Probabilistic Machine Learning Techniques for Field Aligned Current Predictions Using AMPERE NEXT and Connections to a Data-Driven Magnetosphere Model.

Field-Alligned Currents (FACs) play a critical role in the coupled Magnetosphere - Ionosphere - Thermosphere (MIT) system, facilitating the transfer of energy and momentum from the solar wind into near-Earth space. Since 2019, the next generation of Active Magnetosphere and Planetary Electrodynamics Response Experiment (AMPERE Next) satellites have produced global maps of ten-minute-averaged FACs in both the Northern and Southern Hemispheres. This volume of new data provides an opportunity to learn more about the influence of the solar wind on the coupled MIT system.

This study presents a probabilistic Machine Learning (ML) approach for forecasting Northern Hemisphere FAC distributions using upstream solar wind and interplanetary magnetic field measurements.

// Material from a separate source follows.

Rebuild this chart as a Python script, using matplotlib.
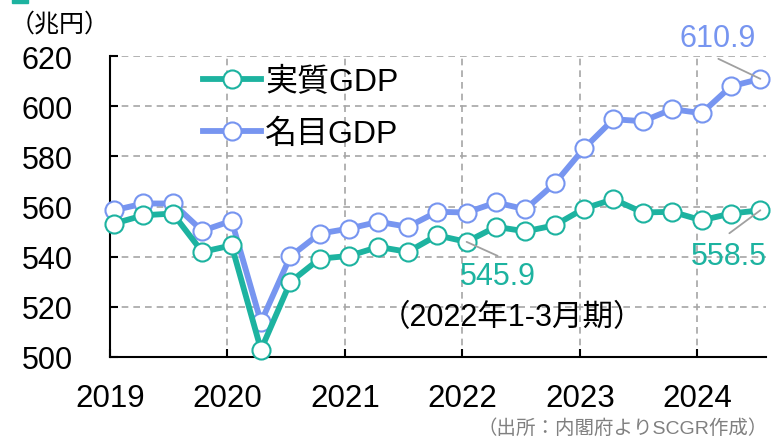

The model is designed to capture the structure of FACs on a 1-degree Magnetic Latitude and 1-hour Magnetic Local Time resolution grid, while explicitly representing predictive uncertainty and identifying solar wind drivers. We describe the model architecture and training method, and present preliminary validation results, including performance during geomagnetic storm events selected from the ML-based Geospace Environment Modeling (MLGEM) resource group at the Geospace Environment Modeling (GEM) workshop. Finally, we outline plans for integration of this work into the Artificial Intelligence Modeling Framework for Advancing Heliophysics Research (AIMFAHR) project.